Questa però, non è questione artistica da affrontare segnalando le reazioni di un pubblico restìo all’arte e dunque di un pubblico che si chiede se questa sia arte o no e non è nemmeno una chiacchiera da salotto tra gruppi di collezionisti e critici d’arte. Piuttosto qui è da leggere il fatto di cronaca. La politica di un mare di fronte alla Libia che continua a essere difficile.
Bisognerebbe leggere la nostra etica politica, sia come nazione che come uomini, di fronte al fatto che il centralino dei migranti (l’Alarm Phone), continui a denunciare il mancato soccorso agli SOS di molti gommoni.
Ciò che rende inaccettabile la nave di Bansky è caso mai la volontà di rendere visibile il dettato del capitalismo culturale. La sua libertà di slacciarsi da ciò che inchioda all’opera un artista sempre meno capace di esprimere opinioni personali. Questa motonave sta combattendo una battaglia contro chi intende irreggimentare la volontà e la dignità dell’artista. Contro chi impone all’arte di non occuparsi di vita, costringendola a stare nella sua sfera d’interesse senza imbattersi in quella politica che domina e sottomette gli uomini.
Contro chi ha bisogno che gli artisti facciano il loro gioco all’interno dell’ambito loro concesso con un lavoro prescritto e avendo come unico scopo il profitto.

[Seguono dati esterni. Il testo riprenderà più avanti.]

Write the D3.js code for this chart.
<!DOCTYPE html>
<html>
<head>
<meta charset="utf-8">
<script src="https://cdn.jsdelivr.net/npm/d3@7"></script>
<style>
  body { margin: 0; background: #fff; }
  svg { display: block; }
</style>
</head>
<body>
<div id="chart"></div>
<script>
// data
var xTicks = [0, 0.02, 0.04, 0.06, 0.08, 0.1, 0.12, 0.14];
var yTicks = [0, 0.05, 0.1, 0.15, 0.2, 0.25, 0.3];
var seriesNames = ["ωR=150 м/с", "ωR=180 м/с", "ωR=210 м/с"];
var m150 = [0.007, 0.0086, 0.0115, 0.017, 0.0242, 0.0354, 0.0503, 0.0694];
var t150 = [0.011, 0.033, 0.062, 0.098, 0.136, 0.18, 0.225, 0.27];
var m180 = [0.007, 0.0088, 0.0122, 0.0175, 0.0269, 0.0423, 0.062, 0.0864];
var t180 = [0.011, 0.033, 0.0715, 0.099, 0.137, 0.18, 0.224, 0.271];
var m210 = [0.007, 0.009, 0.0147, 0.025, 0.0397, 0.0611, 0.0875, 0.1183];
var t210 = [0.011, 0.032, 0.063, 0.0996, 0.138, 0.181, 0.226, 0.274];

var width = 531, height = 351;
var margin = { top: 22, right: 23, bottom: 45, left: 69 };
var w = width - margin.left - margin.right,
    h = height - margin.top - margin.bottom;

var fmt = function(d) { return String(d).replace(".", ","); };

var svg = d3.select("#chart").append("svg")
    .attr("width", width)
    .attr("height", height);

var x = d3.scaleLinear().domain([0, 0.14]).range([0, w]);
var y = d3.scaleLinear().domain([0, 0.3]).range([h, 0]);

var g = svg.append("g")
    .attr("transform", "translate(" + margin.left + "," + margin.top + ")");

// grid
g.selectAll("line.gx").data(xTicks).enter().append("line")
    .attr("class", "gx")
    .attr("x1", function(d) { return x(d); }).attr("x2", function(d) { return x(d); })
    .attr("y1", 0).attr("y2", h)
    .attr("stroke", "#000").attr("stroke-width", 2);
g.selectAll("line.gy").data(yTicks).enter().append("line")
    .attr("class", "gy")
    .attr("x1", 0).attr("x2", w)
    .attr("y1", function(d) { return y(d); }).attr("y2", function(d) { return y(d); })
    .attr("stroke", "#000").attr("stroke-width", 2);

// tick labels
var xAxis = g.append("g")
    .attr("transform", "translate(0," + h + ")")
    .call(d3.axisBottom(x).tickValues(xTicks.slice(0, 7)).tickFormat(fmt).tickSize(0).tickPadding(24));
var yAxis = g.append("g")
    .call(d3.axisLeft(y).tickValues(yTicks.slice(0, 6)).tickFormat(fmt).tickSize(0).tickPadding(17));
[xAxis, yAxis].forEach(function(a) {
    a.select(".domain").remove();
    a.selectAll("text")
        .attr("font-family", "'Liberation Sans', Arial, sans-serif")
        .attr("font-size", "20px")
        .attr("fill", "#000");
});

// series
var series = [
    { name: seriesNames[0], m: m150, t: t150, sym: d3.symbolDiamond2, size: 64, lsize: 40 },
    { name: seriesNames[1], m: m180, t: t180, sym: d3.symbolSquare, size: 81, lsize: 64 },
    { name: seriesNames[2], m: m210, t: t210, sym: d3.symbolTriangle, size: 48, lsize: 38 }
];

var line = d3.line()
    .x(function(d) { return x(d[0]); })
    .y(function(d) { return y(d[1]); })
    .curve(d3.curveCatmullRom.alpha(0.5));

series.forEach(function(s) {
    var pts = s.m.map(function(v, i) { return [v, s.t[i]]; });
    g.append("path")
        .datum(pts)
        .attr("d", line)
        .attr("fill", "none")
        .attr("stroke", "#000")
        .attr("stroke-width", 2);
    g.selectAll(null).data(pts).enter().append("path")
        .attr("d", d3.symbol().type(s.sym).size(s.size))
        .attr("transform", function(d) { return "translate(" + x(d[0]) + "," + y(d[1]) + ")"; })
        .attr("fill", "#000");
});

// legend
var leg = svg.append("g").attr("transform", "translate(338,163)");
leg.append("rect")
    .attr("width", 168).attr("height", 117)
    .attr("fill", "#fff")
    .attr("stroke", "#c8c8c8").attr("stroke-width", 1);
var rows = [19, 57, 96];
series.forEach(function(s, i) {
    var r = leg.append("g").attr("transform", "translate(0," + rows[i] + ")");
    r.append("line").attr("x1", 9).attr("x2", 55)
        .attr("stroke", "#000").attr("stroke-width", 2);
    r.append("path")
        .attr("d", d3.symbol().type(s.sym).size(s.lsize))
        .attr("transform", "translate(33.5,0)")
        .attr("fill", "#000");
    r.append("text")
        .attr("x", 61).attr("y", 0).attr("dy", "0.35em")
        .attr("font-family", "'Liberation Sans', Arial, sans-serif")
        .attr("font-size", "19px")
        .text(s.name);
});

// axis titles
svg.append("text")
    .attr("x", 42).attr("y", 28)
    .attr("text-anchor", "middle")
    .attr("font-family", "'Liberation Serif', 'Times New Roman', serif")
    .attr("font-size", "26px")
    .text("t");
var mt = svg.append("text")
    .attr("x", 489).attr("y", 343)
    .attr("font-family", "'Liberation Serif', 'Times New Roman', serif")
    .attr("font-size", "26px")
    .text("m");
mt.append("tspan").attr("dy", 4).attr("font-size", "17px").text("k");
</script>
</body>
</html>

Certamente, si concede a Bansky di fare appello alla morale, ma solo da lontano e ipocritamente. Vogliamo vedere una sedicente libertà d’artista, ma solo fin dove arrivano i confini stabiliti. Di fatto si chiede all’artista di rifiutare la contaminazione dell’estetica attraverso l’etica perché egli a nostro avviso non dovrà sottomettersi al tempo e allo spazio e, nelle sue espressioni più estreme, dovrà perfino opporsi ad ogni forma di lavoro.
La critica d’arte, in quanto disciplina delle immagini dovrebbe conoscere le potenzialità di queste ultime, specie quando prendono di mira l’egoismo degli interessi privati, mettendo in mostra in prima serata la miseria crescente di alcuni popoli contro una società dalla ricchezza senza precedenti. Altri artisti in passato e molti anche in questi ultimi anni hanno riflettuto molto sulle teorie dello sfruttamento. Questa barca di Bansky però è molto di più, anche in termini di marketing artistico. Intanto perché si fonda sulla morale e si basa sull’azione e dunque in quanto tale finisce per imporre all’artista di metterci la faccia tagliando corto così, con una metà abbondante di acquirenti, specie di quelli che non vogliono storie!
È un’azione priva di qualsiasi riferimento d’ispirazione cristiana. È un’azione laica perché quella di Bansky è critica sociale; è il rifiuto dell’immoralità. È nausea di fronte a quell’assurdo neutralismo morale che giustifica l’individualismo degli artisti. Dunque, se è vero che rispetto al principio di accumulazione di occasioni per capitalizzare la propria fama, quella di Bansky è un’operazione di marketing a tutti gli effetti, ciò che è profondamente mutato è l’organizzazione della sua produzione e la logica che sta a monte e che giustifica tutta la sua operazione. Sono le trasformazioni in queste ultime due dimensioni che circoscrivono il nuovo profilo dell’artista incidendo anche sull’uso del capitale economico dell’artista contemporaneo.